Gas chromatographs separate organic chemical mixtures according to physical properties. Instruments consist of a flowing mobile phase, an injection port, a separation column with a stationary phase, and a detector. Differences in partitioning behavior between the mobile phase and the stationary phase cause the separation of compounds. Gas chromatographs use many different detection methods. Choices include: thermal conductivity detectors (TCD), flame ionization detectors (FID), atomic emission detectors (AED), electron capture detectors (ECD), photo-ionization detectors (PID), flame photometric detectors, and nitrogen phosphorous detectors. Gas chromatography that uses chemiluminescence spectroscopy is also available. Some gas chromatographs are used with agricultural chemicals and pesticides, cosmetics and fragrances, drugs and pharmaceuticals, electronics, energy and environmental applications, food and beverage processing, forensics and narcotics, industrial gases, medical and biological applications, or metals and welding. Others are used with organic and inorganic chemicals; paint, castings, and inks; paper, pulp and wood; petroleum products; plastics, polymers, and resins; or soaps and cleaners.  

Oven operation, pump specifications, and injection operation are the main parameters for gas chromatographs. Devices with a column oven carry specifications such as operational method and oven temperature range. There are two operational methods for columnar ovens: isothermal or constant-temperature, and variable or temperature-programmable. Flow control and inlet pressure range are common pump specifications. In terms of injection operation, parameters include number of injection ports, injection method, and column injection. For optimum efficiency, a sample should not be too large for a column, and is best introduced as a "plug" of vapor. There are two choices for column injection method: split/split-less and packed column. With split or split-less column injection, the injector has an additional set of gas lines, providing another path for the vaporized sample. This extra line is sometimes called a split line or vent. Importantly, the amount of gas that exits the split line controls the amount of sample that enters the column. With packed column injection, all samples enter the column - including the gaseous sample, solvent, and analyte.

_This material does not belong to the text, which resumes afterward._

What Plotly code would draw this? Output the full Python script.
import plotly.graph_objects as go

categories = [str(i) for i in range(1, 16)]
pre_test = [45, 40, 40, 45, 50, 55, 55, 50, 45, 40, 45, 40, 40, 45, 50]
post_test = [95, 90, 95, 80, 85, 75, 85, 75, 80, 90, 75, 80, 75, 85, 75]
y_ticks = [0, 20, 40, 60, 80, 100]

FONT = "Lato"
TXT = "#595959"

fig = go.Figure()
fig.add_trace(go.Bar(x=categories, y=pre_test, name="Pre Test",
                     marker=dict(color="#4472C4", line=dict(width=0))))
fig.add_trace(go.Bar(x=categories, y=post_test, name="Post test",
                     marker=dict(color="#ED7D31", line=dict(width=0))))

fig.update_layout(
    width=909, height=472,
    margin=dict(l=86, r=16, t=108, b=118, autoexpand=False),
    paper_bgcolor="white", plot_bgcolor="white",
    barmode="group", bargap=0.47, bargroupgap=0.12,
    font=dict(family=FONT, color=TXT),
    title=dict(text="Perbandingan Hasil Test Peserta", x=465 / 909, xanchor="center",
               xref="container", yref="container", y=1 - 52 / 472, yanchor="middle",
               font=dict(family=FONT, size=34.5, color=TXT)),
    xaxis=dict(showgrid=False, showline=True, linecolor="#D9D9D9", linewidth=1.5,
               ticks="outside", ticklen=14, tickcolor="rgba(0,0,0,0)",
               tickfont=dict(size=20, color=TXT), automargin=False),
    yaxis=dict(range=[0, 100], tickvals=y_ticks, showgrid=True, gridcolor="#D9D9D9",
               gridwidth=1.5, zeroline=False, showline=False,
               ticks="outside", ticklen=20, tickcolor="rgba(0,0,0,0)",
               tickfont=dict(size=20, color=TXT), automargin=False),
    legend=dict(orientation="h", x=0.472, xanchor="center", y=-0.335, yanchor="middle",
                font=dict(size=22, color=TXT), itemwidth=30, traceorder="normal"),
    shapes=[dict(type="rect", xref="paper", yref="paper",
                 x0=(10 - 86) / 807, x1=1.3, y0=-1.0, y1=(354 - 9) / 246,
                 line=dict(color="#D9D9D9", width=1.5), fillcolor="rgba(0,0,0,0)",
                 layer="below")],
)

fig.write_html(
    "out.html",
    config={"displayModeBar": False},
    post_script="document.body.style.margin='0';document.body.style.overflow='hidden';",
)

Specifications for gas chromatographs may include user interface options, display options, additional output options, and general features and functionality. Local interfaces use an analog front panel, a digital front panel, or a computer interface with parallel or serial communications. Analog meters, digital readouts, and video displays are common choices for display options. Additional output options include: analog voltage, frequency or modulated frequency, analog current, and switch or relay contacts. Some gas chromatographs are programmable, self-calibrating, or include a built-in chromatogram. Others provide data storage options and are designed for extreme environments. Gas chromatographs that accept liquid samples and include self-test diagnostics are also available.